Transport and deposition of microplastics and microrubbers during a dust storm (Sarakhs, northeast Iran)

•Microplastics (MPs) and microrubbers (MRs) measured in soil and storm dusts in Sarakhs, Iran.•MPs enriched in dusts relative to soil and in dusts relative to MRs.•Fibrous MPs are more readily suspended and transported than fragmented MPs and MRs.•MP classification suggests fibres of specific characteristics subject to long-range transport.•HYSPLIT modelling suggests secondary (soil) sources to south and southwest. Dust storms are important vehicles for the erosion and translocation of geogenic material in arid and semi-arid climates but little is known about their role in transporting microplastics (MPs). In this study, local soils (n = 20) and dusts deposited from a storm (n = 41) have been sampled from a remote region of northeastern Iran (Sarakhs) and the quantities and characteristics of MPs and microrubbers (MRs) determined using established techniques. In dusts, MPs and MRs were detected in 33 and 17 cases, respectively, with respective median and maximum concentrations of 0.48 and 23.0 MP g−1 and 0.50 and 6.48 MR g−1 and depositional fluxes of up to about 12 MP m−2h−1 and 7 MR m−2h−1. In soils, MPs and MRs were detected in ten and eight cases, respectively, with respective median and maximum concentrations of 0.25 and 1.90 MP g−1 and 3.27 and 14.3 MR g−1. Overall, the ratio of MPs in dusts to soils relative to MRs in dusts to soils was about 20, reflecting the greater mobility of the former type of particle.

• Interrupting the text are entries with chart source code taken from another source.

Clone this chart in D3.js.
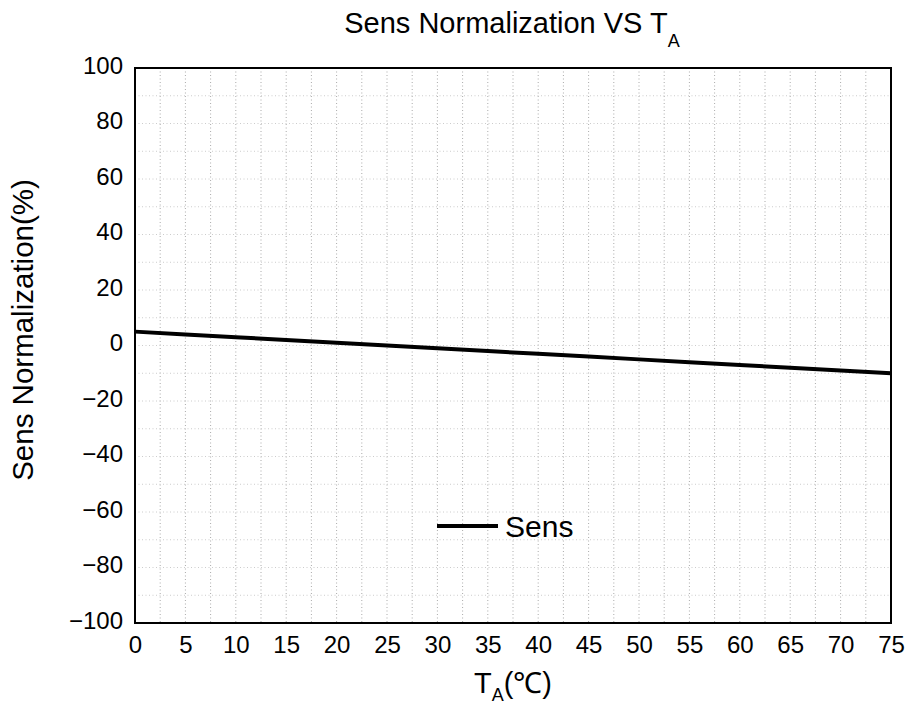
<!DOCTYPE html>
<html><head><meta charset="utf-8">
<script src="https://cdn.jsdelivr.net/npm/d3@7/dist/d3.min.js"></script>
<style>body{margin:0;background:#fff}text{font-family:"Liberation Sans",Arial,sans-serif;fill:#000}</style>
</head><body>
<svg id="c" width="907" height="706"></svg>
<script>
const temps = [0, 5, 10, 15, 20, 25, 30, 35, 40, 45, 50, 55, 60, 65, 70, 75];
const sens  = [5, 4, 3, 2, 1, 0, -1, -2, -3, -4, -5, -6, -7, -8, -9, -10];
const xTicks = [0,5,10,15,20,25,30,35,40,45,50,55,60,65,70,75];
const yTicks = [-100,-80,-60,-40,-20,0,20,40,60,80,100];
const seriesName = "Sens";

const svg = d3.select("#c");
const L=135, R=891, T=68, B=623;
const x = d3.scaleLinear().domain([0,75]).range([L,R]);
const y = d3.scaleLinear().domain([-100,100]).range([B,T]);

// grid
const g = svg.append("g");
d3.range(0, 75.01, 2.5).forEach(v=>{
  g.append("line").attr("x1",x(v)).attr("x2",x(v)).attr("y1",T).attr("y2",B)
   .attr("stroke","#aaa").attr("stroke-width",1).attr("stroke-dasharray","1,2.5");
});
d3.range(-100, 100.01, 10).forEach(v=>{
  g.append("line").attr("x1",L).attr("x2",R).attr("y1",y(v)).attr("y2",y(v))
   .attr("stroke","#ccc").attr("stroke-width",1).attr("stroke-dasharray","1,2.5");
});

// data line
svg.append("path").datum(temps.map((t,i)=>[t,sens[i]]))
  .attr("d", d3.line().x(d=>x(d[0])).y(d=>y(d[1])))
  .attr("fill","none").attr("stroke","#000").attr("stroke-width",4);

// frame
svg.append("rect").attr("x",L).attr("y",T).attr("width",R-L).attr("height",B-T)
  .attr("fill","none").attr("stroke","#000").attr("stroke-width",2);

// axes labels
const xa = svg.append("g").attr("transform",`translate(0,${B})`)
  .call(d3.axisBottom(x).tickValues(xTicks).tickSize(0).tickPadding(0).tickFormat(d3.format("d")));
xa.select(".domain").remove();
xa.selectAll("text").attr("y",30).attr("dy",0).style("font-size","24px")
  .style("font-family",'"Liberation Sans",Arial,sans-serif');

const ya = svg.append("g").attr("transform",`translate(${L},0)`)
  .call(d3.axisLeft(y).tickValues(yTicks).tickSize(0).tickPadding(12)
  .tickFormat(d=>d<0?"\u2212"+Math.abs(d):String(d)));
ya.select(".domain").remove();
ya.selectAll("text").attr("dy","0.22em").style("font-size","24px")
  .style("font-family",'"Liberation Sans",Arial,sans-serif');

// title
const tt = svg.append("text").attr("x",512).attr("y",33).attr("text-anchor","middle").style("font-size","29px");
tt.append("tspan").text("Sens Normalization VS T");
tt.append("tspan").attr("dy",14).style("font-size","18px").text("A");

// x label
const xl = svg.append("text").attr("x",513).attr("y",693).attr("text-anchor","middle").style("font-size","29px");
xl.append("tspan").text("T");
xl.append("tspan").attr("dy",8).style("font-size","18px").text("A");
xl.append("tspan").attr("dy",-8).text("(\u2103)");

// y label
svg.append("text").attr("transform","translate(33,330) rotate(-90)").attr("text-anchor","middle")
  .style("font-size","29.5px").text("Sens Normalization(%)");

// legend
svg.append("line").attr("x1",437).attr("x2",498).attr("y1",526).attr("y2",526)
  .attr("stroke","#000").attr("stroke-width",4);
svg.append("text").attr("x",505).attr("y",537).style("font-size","30px").text(seriesName);
</script>
</body></html>
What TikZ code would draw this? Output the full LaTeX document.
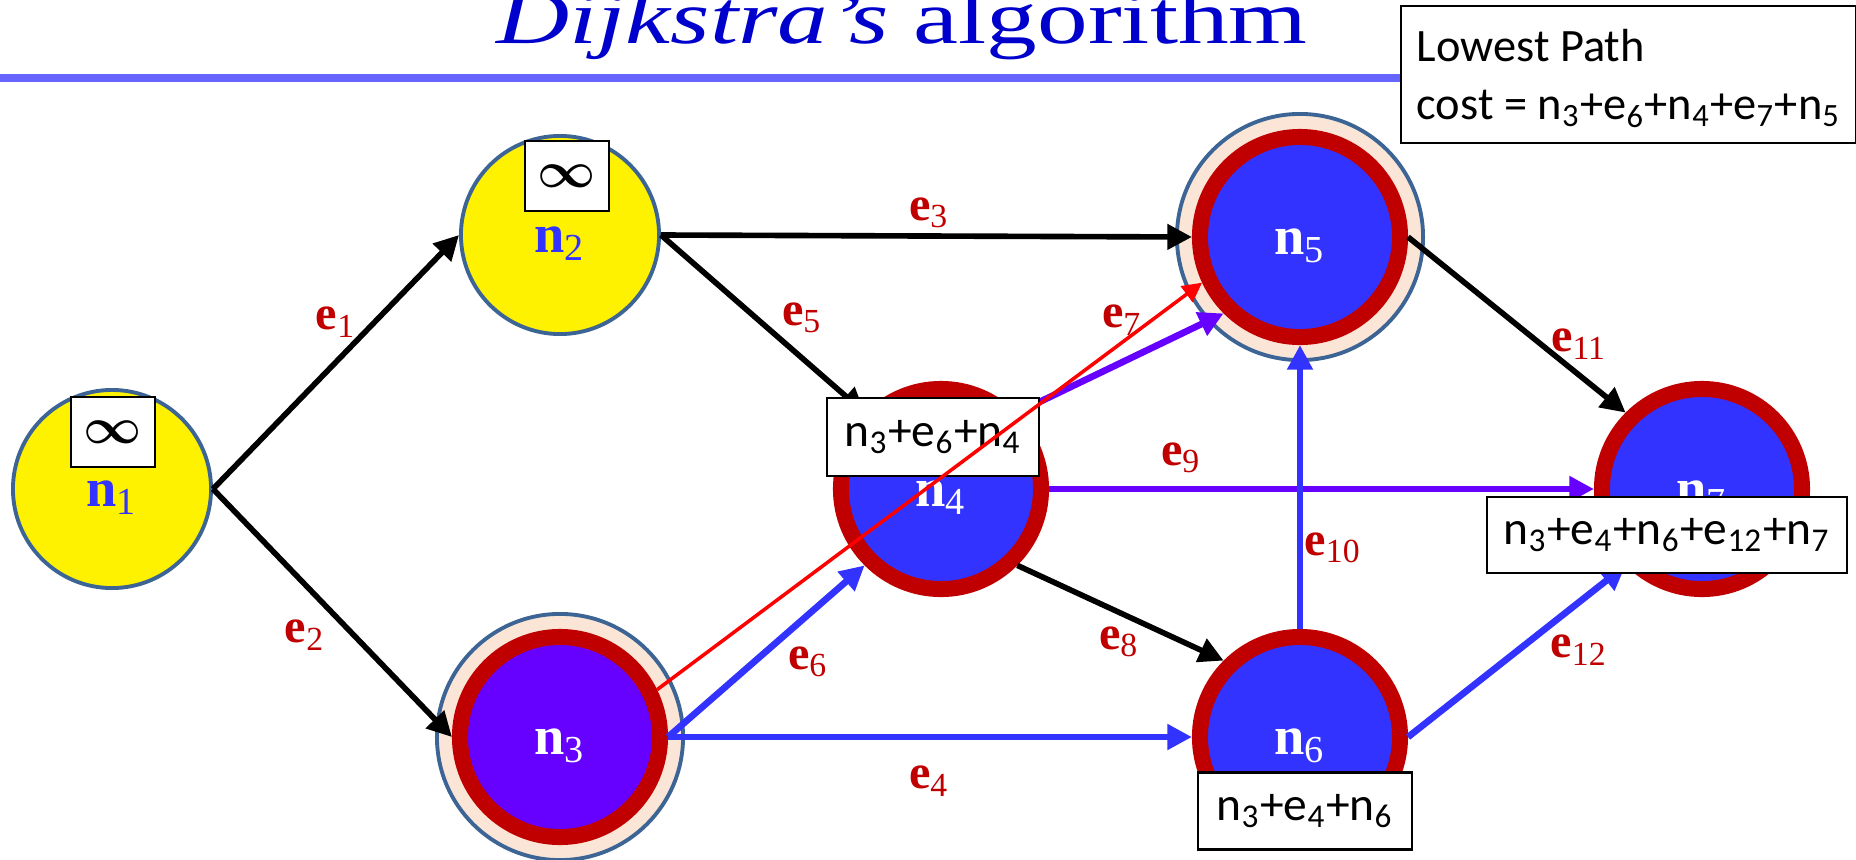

This can be attributed to the ready suspension and more favourable aerodynamic properties of fibrous MPs compared with fragmented MRs. A comparison of MPs in dusts and soils suggests a preferential long-range transport of fibres with certain characteristics (e.g., long, red and constructed of polypropylene), with HYSPLIT back trajectory modelling suggesting secondary (e.g., soil) sources to the south and southwest. Dust storms are important regional transporters of atmospheric MPs and MRs whose role is predicted to increase as desertification and the demands for potable water and plastics rise.